**Rows:**
━━━━━━━━━━━━━━━━━━━━

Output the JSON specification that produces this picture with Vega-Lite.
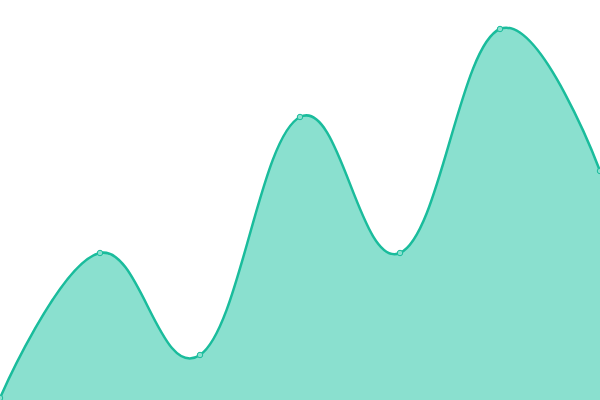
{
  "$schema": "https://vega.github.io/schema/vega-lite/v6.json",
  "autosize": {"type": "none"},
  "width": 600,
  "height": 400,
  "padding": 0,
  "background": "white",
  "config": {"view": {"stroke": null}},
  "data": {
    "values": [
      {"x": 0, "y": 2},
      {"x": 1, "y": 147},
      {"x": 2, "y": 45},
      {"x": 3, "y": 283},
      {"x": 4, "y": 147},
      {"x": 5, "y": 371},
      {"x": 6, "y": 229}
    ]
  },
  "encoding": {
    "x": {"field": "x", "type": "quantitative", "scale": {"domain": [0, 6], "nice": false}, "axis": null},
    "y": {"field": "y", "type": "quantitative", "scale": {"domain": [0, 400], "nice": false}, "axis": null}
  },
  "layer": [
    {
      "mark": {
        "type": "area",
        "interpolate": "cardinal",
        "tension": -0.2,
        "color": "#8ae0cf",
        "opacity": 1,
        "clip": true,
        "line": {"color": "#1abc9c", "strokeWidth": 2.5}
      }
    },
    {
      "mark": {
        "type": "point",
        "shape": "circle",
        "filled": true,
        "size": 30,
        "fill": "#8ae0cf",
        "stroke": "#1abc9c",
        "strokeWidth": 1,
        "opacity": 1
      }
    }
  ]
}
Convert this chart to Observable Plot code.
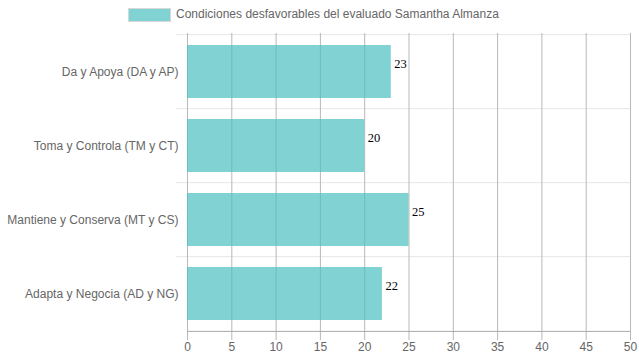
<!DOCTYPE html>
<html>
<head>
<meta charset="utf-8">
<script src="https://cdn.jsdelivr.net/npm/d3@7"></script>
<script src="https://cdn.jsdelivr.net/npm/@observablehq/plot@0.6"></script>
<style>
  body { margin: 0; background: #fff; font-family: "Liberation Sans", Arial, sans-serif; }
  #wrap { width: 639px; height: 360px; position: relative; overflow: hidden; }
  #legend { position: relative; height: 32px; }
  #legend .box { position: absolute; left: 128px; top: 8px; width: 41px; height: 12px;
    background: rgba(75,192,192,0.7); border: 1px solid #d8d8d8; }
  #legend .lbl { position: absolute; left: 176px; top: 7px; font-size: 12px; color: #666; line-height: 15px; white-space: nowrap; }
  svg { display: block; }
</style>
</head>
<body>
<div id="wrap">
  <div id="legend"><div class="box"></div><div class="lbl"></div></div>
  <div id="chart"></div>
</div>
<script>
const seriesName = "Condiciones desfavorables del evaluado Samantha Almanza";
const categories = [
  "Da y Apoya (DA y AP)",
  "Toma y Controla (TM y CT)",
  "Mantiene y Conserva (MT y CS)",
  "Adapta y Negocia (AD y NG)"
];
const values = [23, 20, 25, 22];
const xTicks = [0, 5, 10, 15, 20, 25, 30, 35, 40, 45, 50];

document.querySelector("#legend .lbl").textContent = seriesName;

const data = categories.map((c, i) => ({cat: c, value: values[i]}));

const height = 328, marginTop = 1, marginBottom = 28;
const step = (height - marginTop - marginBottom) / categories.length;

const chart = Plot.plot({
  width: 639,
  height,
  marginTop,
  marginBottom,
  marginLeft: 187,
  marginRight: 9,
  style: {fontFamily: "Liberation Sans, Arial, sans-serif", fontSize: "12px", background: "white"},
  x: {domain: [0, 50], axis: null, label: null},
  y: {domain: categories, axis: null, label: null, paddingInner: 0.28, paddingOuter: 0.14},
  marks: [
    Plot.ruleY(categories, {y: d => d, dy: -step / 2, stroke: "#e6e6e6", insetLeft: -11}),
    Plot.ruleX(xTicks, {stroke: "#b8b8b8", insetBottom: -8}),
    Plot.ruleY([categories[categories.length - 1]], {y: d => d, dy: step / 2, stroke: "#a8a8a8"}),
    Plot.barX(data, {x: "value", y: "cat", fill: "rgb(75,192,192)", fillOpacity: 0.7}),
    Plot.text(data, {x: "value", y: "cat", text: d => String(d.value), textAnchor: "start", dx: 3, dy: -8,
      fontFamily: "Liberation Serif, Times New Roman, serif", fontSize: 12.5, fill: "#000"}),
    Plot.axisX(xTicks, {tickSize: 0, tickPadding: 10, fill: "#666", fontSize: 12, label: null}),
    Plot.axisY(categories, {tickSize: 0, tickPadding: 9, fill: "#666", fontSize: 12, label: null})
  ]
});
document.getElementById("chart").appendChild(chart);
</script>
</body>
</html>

━━━━━━━━━━━━━━━━━━━━

**Exercise brief:**
Transcribe the material exactly, and leave out whatever pictures it holds.

**Result of this task:**
Output the JSON specification that produces this picture with Vega-Lite.
{
  "$schema": "https://vega.github.io/schema/vega-lite/v6.json",
  "autosize": {"type": "none"},
  "width": 600,
  "height": 400,
  "padding": 0,
  "background": "white",
  "config": {"view": {"stroke": null}},
  "data": {
    "values": [
      {"x": 0, "y": 2},
      {"x": 1, "y": 147},
      {"x": 2, "y": 45},
      {"x": 3, "y": 283},
      {"x": 4, "y": 147},
      {"x": 5, "y": 371},
      {"x": 6, "y": 229}
    ]
  },
  "encoding": {
    "x": {"field": "x", "type": "quantitative", "scale": {"domain": [0, 6], "nice": false}, "axis": null},
    "y": {"field": "y", "type": "quantitative", "scale": {"domain": [0, 400], "nice": false}, "axis": null}
  },
  "layer": [
    {
      "mark": {
        "type": "area",
        "interpolate": "cardinal",
        "tension": -0.2,
        "color": "#8ae0cf",
        "opacity": 1,
        "clip": true,
        "line": {"color": "#1abc9c", "strokeWidth": 2.5}
      }
    },
    {
      "mark": {
        "type": "point",
        "shape": "circle",
        "filled": true,
        "size": 30,
        "fill": "#8ae0cf",
        "stroke": "#1abc9c",
        "strokeWidth": 1,
        "opacity": 1
      }
    }
  ]
}
Convert this chart to Observable Plot code.
<!DOCTYPE html>
<html>
<head>
<meta charset="utf-8">
<script src="https://cdn.jsdelivr.net/npm/d3@7"></script>
<script src="https://cdn.jsdelivr.net/npm/@observablehq/plot@0.6"></script>
<style>
  body { margin: 0; background: #fff; font-family: "Liberation Sans", Arial, sans-serif; }
  #wrap { width: 639px; height: 360px; position: relative; overflow: hidden; }
  #legend { position: relative; height: 32px; }
  #legend .box { position: absolute; left: 128px; top: 8px; width: 41px; height: 12px;
    background: rgba(75,192,192,0.7); border: 1px solid #d8d8d8; }
  #legend .lbl { position: absolute; left: 176px; top: 7px; font-size: 12px; color: #666; line-height: 15px; white-space: nowrap; }
  svg { display: block; }
</style>
</head>
<body>
<div id="wrap">
  <div id="legend"><div class="box"></div><div class="lbl"></div></div>
  <div id="chart"></div>
</div>
<script>
const seriesName = "Condiciones desfavorables del evaluado Samantha Almanza";
const categories = [
  "Da y Apoya (DA y AP)",
  "Toma y Controla (TM y CT)",
  "Mantiene y Conserva (MT y CS)",
  "Adapta y Negocia (AD y NG)"
];
const values = [23, 20, 25, 22];
const xTicks = [0, 5, 10, 15, 20, 25, 30, 35, 40, 45, 50];

document.querySelector("#legend .lbl").textContent = seriesName;

const data = categories.map((c, i) => ({cat: c, value: values[i]}));

const height = 328, marginTop = 1, marginBottom = 28;
const step = (height - marginTop - marginBottom) / categories.length;

const chart = Plot.plot({
  width: 639,
  height,
  marginTop,
  marginBottom,
  marginLeft: 187,
  marginRight: 9,
  style: {fontFamily: "Liberation Sans, Arial, sans-serif", fontSize: "12px", background: "white"},
  x: {domain: [0, 50], axis: null, label: null},
  y: {domain: categories, axis: null, label: null, paddingInner: 0.28, paddingOuter: 0.14},
  marks: [
    Plot.ruleY(categories, {y: d => d, dy: -step / 2, stroke: "#e6e6e6", insetLeft: -11}),
    Plot.ruleX(xTicks, {stroke: "#b8b8b8", insetBottom: -8}),
    Plot.ruleY([categories[categories.length - 1]], {y: d => d, dy: step / 2, stroke: "#a8a8a8"}),
    Plot.barX(data, {x: "value", y: "cat", fill: "rgb(75,192,192)", fillOpacity: 0.7}),
    Plot.text(data, {x: "value", y: "cat", text: d => String(d.value), textAnchor: "start", dx: 3, dy: -8,
      fontFamily: "Liberation Serif, Times New Roman, serif", fontSize: 12.5, fill: "#000"}),
    Plot.axisX(xTicks, {tickSize: 0, tickPadding: 10, fill: "#666", fontSize: 12, label: null}),
    Plot.axisY(categories, {tickSize: 0, tickPadding: 9, fill: "#666", fontSize: 12, label: null})
  ]
});
document.getElementById("chart").appendChild(chart);
</script>
</body>
</html>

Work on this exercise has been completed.